He, she, yo!
by Roderick Ramage, solicitor, www.law-office.co.uk
first published in New Law Journal (firstname.lastname@example.org) on 15 February 2008
This article is not advice to any person and may not be taken as a definitive statement of the law in general or in any particular case. The author does not accept any responsibility for anything that any person does or does not do as a result of reading it.
Yo for he or she
Should lawyers should take the lead in promoting a new gender-neutral pronoun (third person singular)?
Have the pupils at middle-school and high-school in Baltimore solved our linguistic dilemma?
What does this sentence, in the rule book of a care home, mean?
“Where a complainant notifies the other residents of a complaint, they must lodge a section 12 notice within 14 days”
You can tell that it was written by a sociologist or social worker because of the politically correct “they”. (A journalist would be just as likely to have used “they” instead of thinking what she or he means to say, but is unlikely to have been commissioned to write a care home rule book.)
A strict grammarian, parsing that sentence, would have no difficulty in ascertaining what it says. The operative words are “they must lodge a … notice …”, the word “they” is plural and, as the only other plural in the sentence is “the other residents”, the persons who must lodge the notice are the other residents. The likelihood however is that the intention was that the complainant, whether male or female, must lodge the notice.
For lawyers this is no problem, because the Law of Property Act 1925 s61 (see box 1) enacts that the masculine includes the feminine and vice versa, and the use of “he”, “him” and “his” as neuter pronouns is technically correct and leads to simpler language than the use of gender neutral expressions such as “he or she” or “he/she” or “(s)he”. Nevertheless, although technically correct, many legal documents are read less by lawyers than by the people who use them, and these people, who as our customers must by definition be right (even when they are not), are not particularly interested in s61 of the LPA. The answer, for clarity would have been to have substituted for “they” either “he or she”, which is inelegant, or “the applicant”, which is repetitious. In a legal document, where clarity is paramount and there is no other way of being clear, elegance must be sacrificed.
What we need is a neutral third person singular pronoun. In French they have “on”, but the English equivalent “one” is too regal in its connotations, and the German “man” cannot readily be adapted to English without creating more problems than it purports to solve. Help is now at hand: not the US Cavalry, but the school children of Baltimore, Maryland. A candidate of a new pronoun, according to the New Scientist of 5 January 2008, is “yo”, but not as in “Yo, Blair”. See box 2.

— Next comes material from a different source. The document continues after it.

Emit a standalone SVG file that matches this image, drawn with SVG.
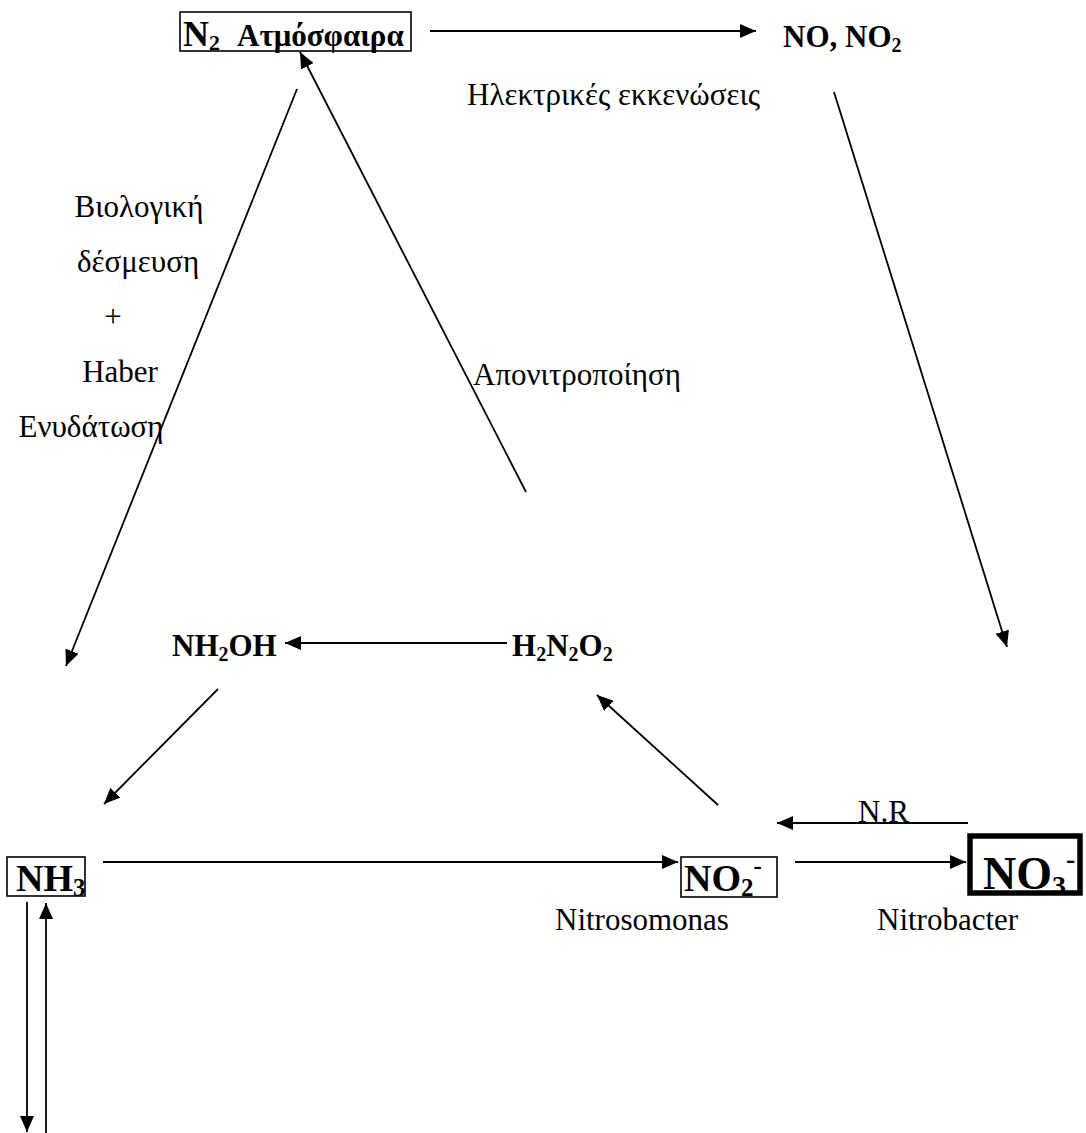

So where will the breakout come? I do not suggest that we rewrite Sir Charles Sedley Parting: “As freely as we met we'll part, / Each one possessed of yo’s own heart”, but we might think of rewriting my opening example as follows.
“Where a complainant notifies the other residents of a complaint, yo must lodge a section 12 notice within 14 days”.
There will then be no doubt who must lodge the notice.
My dilemma is whether we lawyers should lead the way or whether the adoption of “yo” by a set of crusty lawyers will be the kiss of death to this tender shoot of linguistic good sense.
Box 1 (The NLJ print of this article contained in this box a picture of the notorious Blair/Bush yo encounter
The Law of Property Act 1925
61 Construction of expressions used in deeds and other instruments
In all deeds, contracts, wills, orders and other instruments executed, made or coming into operation after the commencement of this Act, unless the context otherwise requires—
(a) “Month” means calendar month;
(b) “Person” includes a corporation;
(c) The singular includes the plural and vice versa;
(d) The masculine includes the feminine and vice versa
The New Scientist, 5 January 2008
A linguistics expert at Johns Hopkins University in Baltimore, Maryland … was fascinated when in 2004 a teacher in her Linguistics for Teachers class asked, ‘Have you ever heard kids using “yo” when they mean he or she?’ About half the teachers taking the course had also heard "yo" used in this way, leading Stotko and Margaret Troyer (one of the teachers) to research this development, which they have now documented in the linguistic journal American Speech, DOI:10.1215/00031283-2007-012). They found that from at least 2004 to the present day, middle school and high-school students in Baltimore have been using "yo" as a gender-neutral personal pronoun …. Both researchers agree that a sentence-translating exercise produced compelling results. ‘They translated yo as he / she pretty consistently,’ says Troyer. ‘This showed me that students are not only using a new slang word because it's cool; they are actually aware of the meaning of what they are saying’ …. Dennis Baron, a professor of English and linguistics at the University of Illinois at Urbana-Champaign, who has written extensively about this history of failure [other gender neutral pronouns], says the emergence of "yo” is remarkable because it seems to be a spontaneous grass-roots phenomenon …. While the prospects of "yo" being accepted into the established family of pronouns appear slim, Baron doesn't rule it out. ‘All it takes is a way to break out of the narrow range of use into the broader community of speakers, and while that's not likely, it could happen.’